# EXERCISE DETAILS
Quote, word for word, only the lines running from the line with "Recreate this image" through the end of the listing. Leave out the pictures.

[start GIVEN INFORMATION]

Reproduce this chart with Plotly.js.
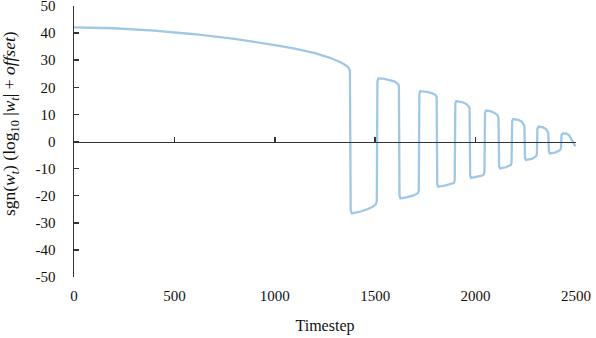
<!DOCTYPE html>
<html>
<head>
<meta charset="utf-8">
<script src="https://cdn.plot.ly/plotly-3.0.1.min.js"></script>
<style>html,body{margin:0;padding:0;background:#fff;}#chart{width:596px;height:338px;}</style>
</head>
<body>
<div id="chart"></div>
<script>
// Timestep values
var timestep = [
  0, 200, 400, 600, 800, 900, 1000, 1100, 1200, 1275, 1330, 1358, 1368, 1374,
  1378, 1384, 1420, 1460, 1490, 1503, 1508,
  1511, 1516, 1540, 1570, 1595, 1612, 1618,
  1621, 1626, 1660, 1695, 1712, 1717,
  1720, 1725, 1760, 1785, 1800, 1806,
  1809, 1814, 1850, 1880, 1891, 1896,
  1899, 1904, 1935, 1955, 1966, 1970,
  1973, 1978, 2010, 2032, 2040, 2044,
  2047, 2052, 2078, 2098, 2110, 2114,
  2117, 2122, 2152, 2170, 2176, 2179,
  2182, 2187, 2212, 2230, 2239, 2243,
  2246, 2251, 2280, 2297, 2302, 2305,
  2308, 2313, 2337, 2352, 2359, 2362,
  2365, 2370, 2395, 2414, 2421, 2425,
  2428, 2434, 2452, 2465, 2478, 2488, 2497
];
// sgn(w_t)(log10|w_t| + offset) values
var signedLogValue = [
  42.1, 41.8, 40.9, 39.6, 37.9, 36.8, 35.6, 34.3, 32.6, 30.9, 29.2, 27.9, 27.2, 26.0,
  -25.4, -26.5, -26.0, -25.0, -24.0, -23.2, -22.0,
  22.2, 23.3, 23.2, 22.8, 22.2, 21.3, 20.6,
  -20.0, -21.0, -20.5, -19.8, -19.1, -18.2,
  17.6, 18.6, 18.3, 17.8, 17.2, 16.5,
  -15.8, -16.7, -16.2, -15.7, -15.3, -14.4,
  14.0, 14.9, 14.5, 13.8, 13.0, 12.2,
  -12.6, -13.4, -13.0, -12.6, -12.2, -11.4,
  10.6, 11.4, 11.1, 10.4, 9.6, 8.8,
  -9.1, -9.9, -9.5, -9.0, -8.6, -7.8,
  7.6, 8.3, 8.0, 7.3, 6.6, 5.9,
  -6.1, -6.8, -6.4, -5.8, -5.4, -4.7,
  4.8, 5.5, 5.2, 4.5, 3.8, 3.1,
  -3.7, -4.4, -4.1, -3.6, -3.2, -2.4,
  2.4, 3.0, 2.9, 2.4, 0.6, -1.0, -1.8
];
var xTicks = [0, 500, 1000, 1500, 2000, 2500];
var xTickText = ['0', '500', '1000', '1500', '2000', '2500'];
var yTicks = [-50, -40, -30, -20, -10, 0, 10, 20, 30, 40, 50];
var yTickText = ['-50', '-40', '-30', '-20', '-10', '0', '10', '20', '30', '40', '50'];

var font = {family: '"Liberation Serif", "DejaVu Serif", serif', size: 15, color: '#111'};
var axisColor = '#333';

var traces = [
  {x: timestep, y: signedLogValue, type: 'scatter', mode: 'lines',
   line: {color: 'rgb(160,199,228)', width: 2.3}, hoverinfo: 'skip', showlegend: false},
  {x: [], y: [], xaxis: 'x2', type: 'scatter', mode: 'lines', showlegend: false, hoverinfo: 'skip'}
];

var layout = {
  width: 596, height: 338,
  margin: {l: 74, r: 20, t: 6, b: 61},
  paper_bgcolor: '#fff', plot_bgcolor: '#fff',
  font: font,
  showlegend: false,
  xaxis: {
    range: [0, 2500], showline: false, showgrid: false, zeroline: false,
    ticks: '', tickvals: xTicks, ticktext: xTickText, tickfont: font,
    ticklabelstandoff: 8, ticklabeloverflow: 'allow',
    title: {text: 'Timestep', font: {family: font.family, size: 16, color: '#111'}, standoff: 16}
  },
  xaxis2: {
    overlaying: 'x', anchor: 'free', position: 0.5, side: 'bottom',
    range: [0, 2500], showline: true, linecolor: axisColor, linewidth: 1.5,
    ticks: 'inside', ticklen: 5, tickwidth: 1.5, tickcolor: axisColor,
    tickvals: xTicks, showticklabels: false, showgrid: false, zeroline: false
  },
  yaxis: {
    range: [-50, 50.02], showline: true, linecolor: axisColor, linewidth: 1.5,
    ticks: 'inside', ticklen: 5, tickwidth: 1.5, tickcolor: axisColor,
    tickvals: yTicks, ticktext: yTickText, tickfont: font,
    ticklabelstandoff: 14, ticklabeloverflow: 'allow',
    showgrid: false, zeroline: false
  },
  annotations: [{
    xref: 'paper', yref: 'paper', x: -0.1265, y: 0.566,
    xanchor: 'center', yanchor: 'middle', textangle: -90, showarrow: false,
    text: 'sgn(<i>w</i><sub><i>t</i></sub>) (log<sub>10</sub> |<i>w</i><sub><i>t</i></sub>| + <i>offset</i>)',
    font: {family: font.family, size: 17.5, color: '#111'}
  }]
};

Plotly.newPlot('chart', traces, layout, {staticPlot: true, displayModeBar: false});
</script>
</body>
</html>
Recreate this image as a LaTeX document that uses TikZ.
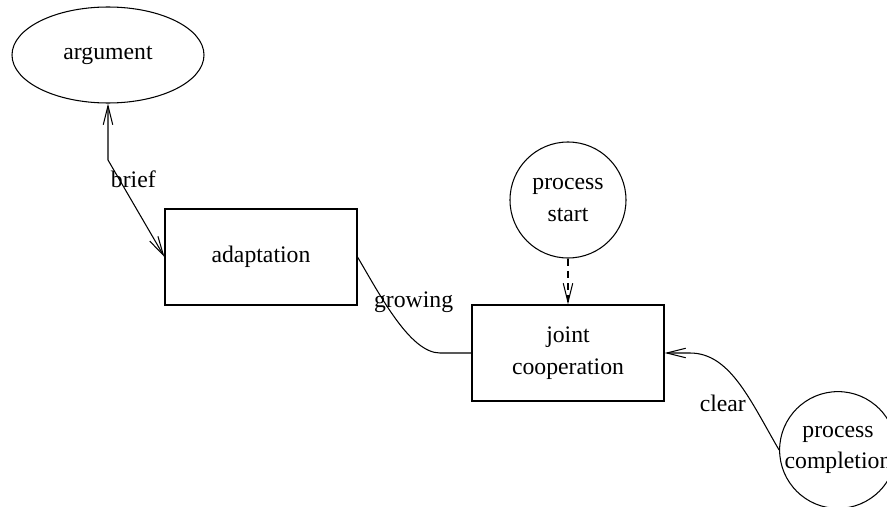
\documentclass[tikz,border=0pt]{standalone}
\usepackage{fontspec}
\setmainfont{Liberation Serif}
\usetikzlibrary{arrows.meta,shapes.geometric}

\begin{document}
\begin{tikzpicture}[>={Straight Barb[length=3.8mm,width=1.9mm]}, line width=0.6pt,
    font=\fontsize{13.5}{18}\selectfont,
    box/.style={draw, rectangle, minimum width=3.84cm, minimum height=1.92cm, align=center},
    oval/.style={draw, ellipse, minimum width=3.84cm, minimum height=1.92cm, inner sep=0pt},
    round/.style={draw, circle, minimum size=2.32cm, inner sep=0pt, align=center}]
    \useasboundingbox (0,0) rectangle (17.74,10.12);

    % States
    \node[oval] (argument) at (2.16,9.02) {argument};
    \node[box] (adaptation) at (5.22,4.98) {adaptation};
    \node[box] (joint) at (11.36,3.06) {joint\\cooperation};
    \node[round] (start) at (11.36,6.12) {process\\start};
    \node[round] (completion) at (16.76,1.12) {process\\completion};
    \coordinate (bend) at (2.16,6.92);

    % Transitions
    \draw[<->] (argument.south) -- (bend) -- node[pos=0.2, xshift=8pt] {brief} (adaptation.west);
    \draw (adaptation.east) .. controls (7.6,4.22) and (8.2,3.06) .. node[pos=0.4, xshift=0.52cm, yshift=0.1cm] {growing} (8.8,3.06) -- (joint.west);
    \draw[->, dash pattern=on 4pt off 3pt] (start) -- (joint);
    \draw[->] (completion.west) .. controls (15.0,2.12) and (14.6,3.06) .. node[pos=0.33, left] {clear} (13.8,3.06) -- (joint.east);
\end{tikzpicture}
\end{document}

[end GIVEN INFORMATION]

# IN RESPONSE
Recreate this image as a LaTeX document that uses TikZ.
\documentclass[tikz,border=0pt]{standalone}
\usepackage{fontspec}
\setmainfont{Liberation Serif}
\usetikzlibrary{arrows.meta,shapes.geometric}

\begin{document}
\begin{tikzpicture}[>={Straight Barb[length=3.8mm,width=1.9mm]}, line width=0.6pt,
    font=\fontsize{13.5}{18}\selectfont,
    box/.style={draw, rectangle, minimum width=3.84cm, minimum height=1.92cm, align=center},
    oval/.style={draw, ellipse, minimum width=3.84cm, minimum height=1.92cm, inner sep=0pt},
    round/.style={draw, circle, minimum size=2.32cm, inner sep=0pt, align=center}]
    \useasboundingbox (0,0) rectangle (17.74,10.12);

    % States
    \node[oval] (argument) at (2.16,9.02) {argument};
    \node[box] (adaptation) at (5.22,4.98) {adaptation};
    \node[box] (joint) at (11.36,3.06) {joint\\cooperation};
    \node[round] (start) at (11.36,6.12) {process\\start};
    \node[round] (completion) at (16.76,1.12) {process\\completion};
    \coordinate (bend) at (2.16,6.92);

    % Transitions
    \draw[<->] (argument.south) -- (bend) -- node[pos=0.2, xshift=8pt] {brief} (adaptation.west);
    \draw (adaptation.east) .. controls (7.6,4.22) and (8.2,3.06) .. node[pos=0.4, xshift=0.52cm, yshift=0.1cm] {growing} (8.8,3.06) -- (joint.west);
    \draw[->, dash pattern=on 4pt off 3pt] (start) -- (joint);
    \draw[->] (completion.west) .. controls (15.0,2.12) and (14.6,3.06) .. node[pos=0.33, left] {clear} (13.8,3.06) -- (joint.east);
\end{tikzpicture}
\end{document}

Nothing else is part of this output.